Some records =
— START —

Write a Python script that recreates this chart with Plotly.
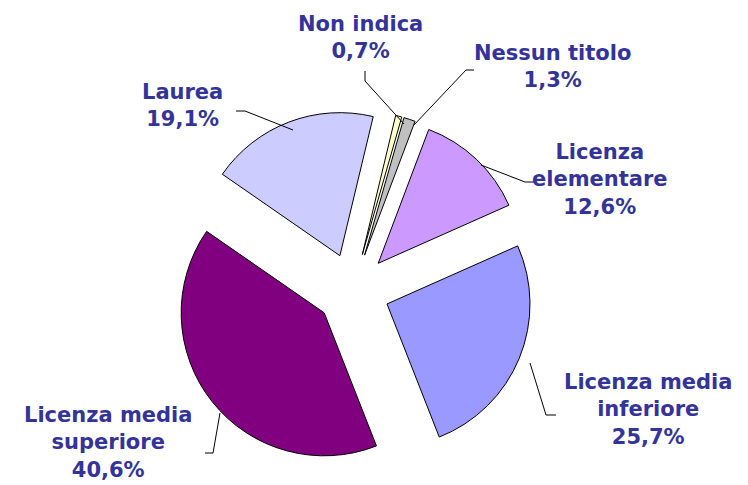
import plotly.graph_objects as go

W, H = 748, 485

categories = ["Nessun titolo", "Licenza elementare", "Licenza media inferiore",
              "Licenza media superiore", "Laurea", "Non indica"]
values = [1.3, 12.6, 25.7, 40.6, 19.1, 0.7]
label_texts = ["Nessun titolo<br>1,3%", "Licenza<br>elementare<br>12,6%",
               "Licenza media<br>inferiore<br>25,7%", "Licenza media<br>superiore<br>40,6%",
               "Laurea<br>19,1%", "Non indica<br>0,7%"]
colors = ["#C0C0C0", "#CC99FF", "#9999FF", "#800080", "#CCCCFF", "#FFFFCC"]

# label centres (pixels) and leader lines (pixels)
label_pos = [(544, 58), (592, 171), (640, 401), (100, 434), (174, 98), (352, 29)]
leaders = [
    [(466, 62), (458, 62), (405, 118)],
    [(527, 174), (517, 174), (473, 157)],
    [(548, 407), (538, 407), (522, 355)],
    [(197, 445), (205, 445), (212, 405)],
    [(228, 103), (237, 103), (285, 122)],
    [(357, 63), (357, 73), (396, 116)],
]

def px(x):
    return x / W

def py(y):
    return 1 - y / H

cx, cy, R, pull = 345, 282, 143, 0.257
box = R * (2 + 2 * pull)
dom_x = [px(cx - box / 2), px(cx + box / 2)]
dom_y = [py(cy + box / 2), py(cy - box / 2)]

fig = go.Figure(go.Pie(
    labels=categories, values=values, sort=False, direction="clockwise",
    rotation=16, pull=[pull] * len(values), textinfo="none", hoverinfo="label+percent",
    marker=dict(colors=colors, line=dict(color="#000000", width=1)),
    domain=dict(x=dom_x, y=dom_y), showlegend=False,
))

annotations = []
for t, (x, y) in zip(label_texts, label_pos):
    annotations.append(dict(
        x=px(x), y=py(y), xref="paper", yref="paper", text=t, showarrow=False,
        xanchor="center", yanchor="middle", align="center",
        font=dict(family="DejaVu Sans", size=21, color="#333399", weight="bold"),
    ))

shapes = []
for pts in leaders:
    path = "M " + " L ".join(f"{px(x)},{py(y)}" for x, y in pts)
    shapes.append(dict(type="path", path=path, xref="paper", yref="paper",
                       line=dict(color="#000000", width=1)))

fig.update_layout(
    width=W, height=H, margin=dict(l=0, r=0, t=0, b=0),
    paper_bgcolor="white", plot_bgcolor="white",
    annotations=annotations, shapes=shapes,
)

fig.write_html("out.html")
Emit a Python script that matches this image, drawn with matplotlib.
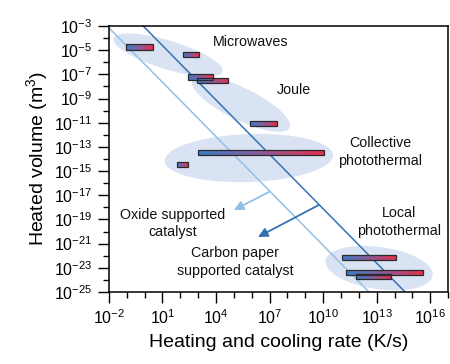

— END —

WORK REQUIRED = Write the records above out again exactly, with no pictures in your copy.

WRITTEN RESPONSE =
Write a Python script that recreates this chart with Plotly.
import plotly.graph_objects as go

W, H = 748, 485

categories = ["Nessun titolo", "Licenza elementare", "Licenza media inferiore",
              "Licenza media superiore", "Laurea", "Non indica"]
values = [1.3, 12.6, 25.7, 40.6, 19.1, 0.7]
label_texts = ["Nessun titolo<br>1,3%", "Licenza<br>elementare<br>12,6%",
               "Licenza media<br>inferiore<br>25,7%", "Licenza media<br>superiore<br>40,6%",
               "Laurea<br>19,1%", "Non indica<br>0,7%"]
colors = ["#C0C0C0", "#CC99FF", "#9999FF", "#800080", "#CCCCFF", "#FFFFCC"]

# label centres (pixels) and leader lines (pixels)
label_pos = [(544, 58), (592, 171), (640, 401), (100, 434), (174, 98), (352, 29)]
leaders = [
    [(466, 62), (458, 62), (405, 118)],
    [(527, 174), (517, 174), (473, 157)],
    [(548, 407), (538, 407), (522, 355)],
    [(197, 445), (205, 445), (212, 405)],
    [(228, 103), (237, 103), (285, 122)],
    [(357, 63), (357, 73), (396, 116)],
]

def px(x):
    return x / W

def py(y):
    return 1 - y / H

cx, cy, R, pull = 345, 282, 143, 0.257
box = R * (2 + 2 * pull)
dom_x = [px(cx - box / 2), px(cx + box / 2)]
dom_y = [py(cy + box / 2), py(cy - box / 2)]

fig = go.Figure(go.Pie(
    labels=categories, values=values, sort=False, direction="clockwise",
    rotation=16, pull=[pull] * len(values), textinfo="none", hoverinfo="label+percent",
    marker=dict(colors=colors, line=dict(color="#000000", width=1)),
    domain=dict(x=dom_x, y=dom_y), showlegend=False,
))

annotations = []
for t, (x, y) in zip(label_texts, label_pos):
    annotations.append(dict(
        x=px(x), y=py(y), xref="paper", yref="paper", text=t, showarrow=False,
        xanchor="center", yanchor="middle", align="center",
        font=dict(family="DejaVu Sans", size=21, color="#333399", weight="bold"),
    ))

shapes = []
for pts in leaders:
    path = "M " + " L ".join(f"{px(x)},{py(y)}" for x, y in pts)
    shapes.append(dict(type="path", path=path, xref="paper", yref="paper",
                       line=dict(color="#000000", width=1)))

fig.update_layout(
    width=W, height=H, margin=dict(l=0, r=0, t=0, b=0),
    paper_bgcolor="white", plot_bgcolor="white",
    annotations=annotations, shapes=shapes,
)

fig.write_html("out.html")
Emit a Python script that matches this image, drawn with matplotlib.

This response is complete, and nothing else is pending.